What you have to do = Search the listing for "matplotlib" and copy every line where it appears.

=======

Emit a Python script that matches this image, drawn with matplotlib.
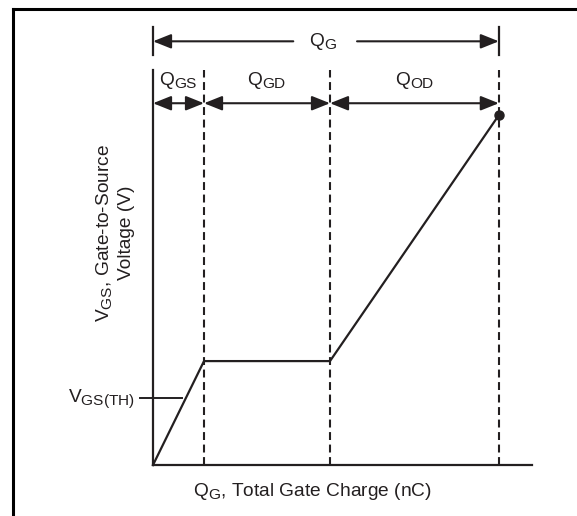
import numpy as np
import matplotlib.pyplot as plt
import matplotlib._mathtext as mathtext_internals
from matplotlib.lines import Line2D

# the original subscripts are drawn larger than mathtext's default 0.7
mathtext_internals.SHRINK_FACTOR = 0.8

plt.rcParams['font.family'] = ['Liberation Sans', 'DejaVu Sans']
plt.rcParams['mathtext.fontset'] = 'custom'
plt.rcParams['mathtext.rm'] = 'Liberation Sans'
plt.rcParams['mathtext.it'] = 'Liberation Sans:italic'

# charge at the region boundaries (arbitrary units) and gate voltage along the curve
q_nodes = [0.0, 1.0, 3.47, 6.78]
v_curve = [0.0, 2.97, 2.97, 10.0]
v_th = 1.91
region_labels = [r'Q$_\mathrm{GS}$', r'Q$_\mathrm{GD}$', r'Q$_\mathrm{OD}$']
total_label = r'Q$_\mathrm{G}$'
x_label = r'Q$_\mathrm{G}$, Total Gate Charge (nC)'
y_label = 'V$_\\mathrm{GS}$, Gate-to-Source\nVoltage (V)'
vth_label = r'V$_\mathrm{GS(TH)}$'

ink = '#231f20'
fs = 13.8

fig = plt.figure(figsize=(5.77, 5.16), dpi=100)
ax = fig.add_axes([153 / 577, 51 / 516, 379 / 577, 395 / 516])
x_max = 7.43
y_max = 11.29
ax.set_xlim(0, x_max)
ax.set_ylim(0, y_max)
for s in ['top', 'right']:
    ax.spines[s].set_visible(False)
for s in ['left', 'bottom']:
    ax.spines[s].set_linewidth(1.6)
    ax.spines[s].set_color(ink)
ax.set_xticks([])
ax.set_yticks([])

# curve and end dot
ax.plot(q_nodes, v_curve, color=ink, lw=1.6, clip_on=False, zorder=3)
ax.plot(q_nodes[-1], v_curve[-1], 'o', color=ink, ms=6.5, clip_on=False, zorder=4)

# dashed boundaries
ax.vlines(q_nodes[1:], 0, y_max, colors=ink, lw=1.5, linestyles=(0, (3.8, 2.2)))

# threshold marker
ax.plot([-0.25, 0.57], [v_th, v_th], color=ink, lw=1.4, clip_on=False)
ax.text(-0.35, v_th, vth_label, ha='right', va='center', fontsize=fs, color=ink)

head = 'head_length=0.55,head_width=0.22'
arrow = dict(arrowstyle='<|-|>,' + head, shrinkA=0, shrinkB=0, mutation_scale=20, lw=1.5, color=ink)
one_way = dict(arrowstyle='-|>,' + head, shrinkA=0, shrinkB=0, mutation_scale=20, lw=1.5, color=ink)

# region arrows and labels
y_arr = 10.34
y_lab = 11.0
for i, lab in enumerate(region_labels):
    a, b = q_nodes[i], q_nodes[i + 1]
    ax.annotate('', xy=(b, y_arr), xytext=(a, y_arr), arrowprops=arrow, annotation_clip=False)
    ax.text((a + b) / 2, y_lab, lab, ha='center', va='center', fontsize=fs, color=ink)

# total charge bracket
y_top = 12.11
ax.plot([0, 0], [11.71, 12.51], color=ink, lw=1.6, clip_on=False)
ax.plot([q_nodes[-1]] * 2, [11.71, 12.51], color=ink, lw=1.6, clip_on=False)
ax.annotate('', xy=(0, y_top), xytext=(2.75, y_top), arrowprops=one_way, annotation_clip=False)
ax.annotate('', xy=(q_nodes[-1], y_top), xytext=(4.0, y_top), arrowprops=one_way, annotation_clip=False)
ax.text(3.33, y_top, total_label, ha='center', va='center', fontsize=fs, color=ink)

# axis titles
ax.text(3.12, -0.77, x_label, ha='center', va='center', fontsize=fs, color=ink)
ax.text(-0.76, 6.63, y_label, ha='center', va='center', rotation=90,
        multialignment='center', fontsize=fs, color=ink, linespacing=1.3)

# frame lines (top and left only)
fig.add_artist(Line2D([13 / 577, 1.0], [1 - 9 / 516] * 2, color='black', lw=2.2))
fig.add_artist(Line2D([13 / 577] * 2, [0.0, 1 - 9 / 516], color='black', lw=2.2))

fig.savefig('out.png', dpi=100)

=======

Expected answer =
Emit a Python script that matches this image, drawn with matplotlib.
import matplotlib.pyplot as plt
import matplotlib._mathtext as mathtext_internals
from matplotlib.lines import Line2D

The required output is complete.